◆ Given problem ◆
Skip all pictures, then print the remaining material exactly.

◆ Given data ◆
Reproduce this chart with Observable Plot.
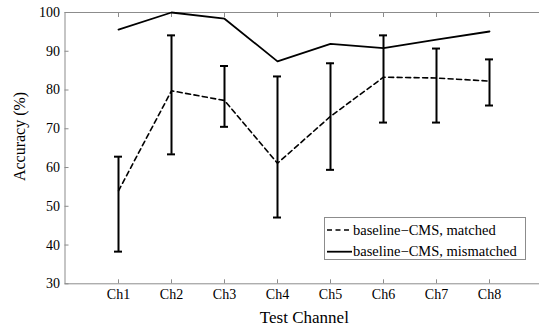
<!DOCTYPE html>
<html><head><meta charset="utf-8">
<script src="https://cdn.jsdelivr.net/npm/d3@7"></script>
<script src="https://cdn.jsdelivr.net/npm/@observablehq/plot@0.6"></script>
<style>
html,body{margin:0;padding:0;background:#fff;}
#wrap{position:relative;width:539px;height:326px;overflow:hidden;font-family:"Liberation Serif","Times New Roman",serif;}
#legend{position:absolute;left:324px;top:217px;}
</style>
</head><body>
<div id="wrap"><div id="chart"></div>
<svg id="legend" width="202" height="43">
  <rect x="0.5" y="0.5" width="201" height="42" fill="#fff" stroke="#8c8c8c"/>
  <line x1="3" x2="28" y1="13" y2="13" stroke="#000" stroke-width="1.6" stroke-dasharray="5,3.5"/>
  <text x="29" y="17.5" font-family="Liberation Serif" font-size="14.5">baseline−CMS, matched</text>
  <line x1="3" x2="28" y1="34.7" y2="34.7" stroke="#000" stroke-width="1.8"/>
  <text x="29" y="38.7" font-family="Liberation Serif" font-size="14.5">baseline−CMS, mismatched</text>
</svg>
</div>
<script>
const channels = ["Ch1","Ch2","Ch3","Ch4","Ch5","Ch6","Ch7","Ch8"];
const matched = [54.0, 79.8, 77.3, 61.1, 73.2, 83.3, 83.1, 82.3];
const mismatched = [95.6, 100, 98.4, 87.4, 91.9, 90.8, 93.0, 95.1];
const errLow = [38.3, 63.4, 70.5, 47.1, 59.4, 71.6, 71.6, 76.0];
const errHigh = [62.8, 94.1, 86.2, 83.5, 86.9, 94.1, 90.7, 87.9];
const yTicks = [30, 40, 50, 60, 70, 80, 90, 100];

const rows = channels.map((ch, i) => ({ch, m: matched[i], mm: mismatched[i], lo: errLow[i], hi: errHigh[i]}));
const grey = "#8c8c8c";

const chart = Plot.plot({
  width: 547, height: 326,
  marginLeft: 64.5, marginRight: 3.8, marginTop: 12, marginBottom: 42.7,
  style: {fontFamily: "Liberation Serif", fontSize: "14px", background: "white", maxWidth: "none", color: "black"},
  x: {type: "point", domain: channels, padding: 1, axis: null},
  y: {domain: [30, 100], axis: null},
  marks: [
    Plot.frame({stroke: grey}),
    Plot.axisX({anchor: "bottom", tickSize: -4, tickPadding: 9, stroke: grey, fill: "black", fontSize: 14, label: null}),
    Plot.axisX({anchor: "top", tickSize: -4, tickFormat: () => "", stroke: grey, label: null}),
    Plot.axisY({anchor: "left", ticks: yTicks, tickSize: -4, tickPadding: 9, stroke: grey, fill: "black", fontSize: 14, label: null}),
    Plot.axisY({anchor: "right", ticks: yTicks, tickSize: -4, tickFormat: () => "", stroke: grey, label: null}),
    Plot.line(rows, {x: "ch", y: "mm", stroke: "black", strokeWidth: 1.8}),
    Plot.line(rows, {x: "ch", y: "m", stroke: "black", strokeWidth: 1.6, strokeDasharray: "5,3.5"}),
    Plot.ruleX(rows, {x: "ch", y1: "lo", y2: "hi", stroke: "black", strokeWidth: 2}),
    Plot.ruleY(rows, {y: "lo", x1: "ch", x2: "ch", insetLeft: -4, insetRight: -4, stroke: "black", strokeWidth: 2}),
    Plot.ruleY(rows, {y: "hi", x1: "ch", x2: "ch", insetLeft: -4, insetRight: -4, stroke: "black", strokeWidth: 2}),
    Plot.text(["Test Channel"], {text: d => d, frameAnchor: "bottom", lineAnchor: "bottom", dy: 39, fontSize: 17, fill: "black"}),
    Plot.text(["Accuracy (%)"], {text: d => d, frameAnchor: "left", textAnchor: "middle", lineAnchor: "middle", rotate: -90, dx: -45.5, dy: -11.7, fontSize: 16, fill: "black"})
  ]
});
document.getElementById("chart").appendChild(chart);
</script>
</body></html>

◆ Result of the task ◆
Reproduce this chart with Observable Plot.
<!DOCTYPE html>
<html><head><meta charset="utf-8">
<script src="https://cdn.jsdelivr.net/npm/d3@7"></script>
<script src="https://cdn.jsdelivr.net/npm/@observablehq/plot@0.6"></script>
<style>
html,body{margin:0;padding:0;background:#fff;}
#wrap{position:relative;width:539px;height:326px;overflow:hidden;font-family:"Liberation Serif","Times New Roman",serif;}
#legend{position:absolute;left:324px;top:217px;}
</style>
</head><body>
<div id="wrap"><div id="chart"></div>
<svg id="legend" width="202" height="43">
  <rect x="0.5" y="0.5" width="201" height="42" fill="#fff" stroke="#8c8c8c"/>
  <line x1="3" x2="28" y1="13" y2="13" stroke="#000" stroke-width="1.6" stroke-dasharray="5,3.5"/>
  <text x="29" y="17.5" font-family="Liberation Serif" font-size="14.5">baseline−CMS, matched</text>
  <line x1="3" x2="28" y1="34.7" y2="34.7" stroke="#000" stroke-width="1.8"/>
  <text x="29" y="38.7" font-family="Liberation Serif" font-size="14.5">baseline−CMS, mismatched</text>
</svg>
</div>
<script>
const channels = ["Ch1","Ch2","Ch3","Ch4","Ch5","Ch6","Ch7","Ch8"];
const matched = [54.0, 79.8, 77.3, 61.1, 73.2, 83.3, 83.1, 82.3];
const mismatched = [95.6, 100, 98.4, 87.4, 91.9, 90.8, 93.0, 95.1];
const errLow = [38.3, 63.4, 70.5, 47.1, 59.4, 71.6, 71.6, 76.0];
const errHigh = [62.8, 94.1, 86.2, 83.5, 86.9, 94.1, 90.7, 87.9];
const yTicks = [30, 40, 50, 60, 70, 80, 90, 100];

const rows = channels.map((ch, i) => ({ch, m: matched[i], mm: mismatched[i], lo: errLow[i], hi: errHigh[i]}));
const grey = "#8c8c8c";

const chart = Plot.plot({
  width: 547, height: 326,
  marginLeft: 64.5, marginRight: 3.8, marginTop: 12, marginBottom: 42.7,
  style: {fontFamily: "Liberation Serif", fontSize: "14px", background: "white", maxWidth: "none", color: "black"},
  x: {type: "point", domain: channels, padding: 1, axis: null},
  y: {domain: [30, 100], axis: null},
  marks: [
    Plot.frame({stroke: grey}),
    Plot.axisX({anchor: "bottom", tickSize: -4, tickPadding: 9, stroke: grey, fill: "black", fontSize: 14, label: null}),
    Plot.axisX({anchor: "top", tickSize: -4, tickFormat: () => "", stroke: grey, label: null}),
    Plot.axisY({anchor: "left", ticks: yTicks, tickSize: -4, tickPadding: 9, stroke: grey, fill: "black", fontSize: 14, label: null}),
    Plot.axisY({anchor: "right", ticks: yTicks, tickSize: -4, tickFormat: () => "", stroke: grey, label: null}),
    Plot.line(rows, {x: "ch", y: "mm", stroke: "black", strokeWidth: 1.8}),
    Plot.line(rows, {x: "ch", y: "m", stroke: "black", strokeWidth: 1.6, strokeDasharray: "5,3.5"}),
    Plot.ruleX(rows, {x: "ch", y1: "lo", y2: "hi", stroke: "black", strokeWidth: 2}),
    Plot.ruleY(rows, {y: "lo", x1: "ch", x2: "ch", insetLeft: -4, insetRight: -4, stroke: "black", strokeWidth: 2}),
    Plot.ruleY(rows, {y: "hi", x1: "ch", x2: "ch", insetLeft: -4, insetRight: -4, stroke: "black", strokeWidth: 2}),
    Plot.text(["Test Channel"], {text: d => d, frameAnchor: "bottom", lineAnchor: "bottom", dy: 39, fontSize: 17, fill: "black"}),
    Plot.text(["Accuracy (%)"], {text: d => d, frameAnchor: "left", textAnchor: "middle", lineAnchor: "middle", rotate: -90, dx: -45.5, dy: -11.7, fontSize: 16, fill: "black"})
  ]
});
document.getElementById("chart").appendChild(chart);
</script>
</body></html>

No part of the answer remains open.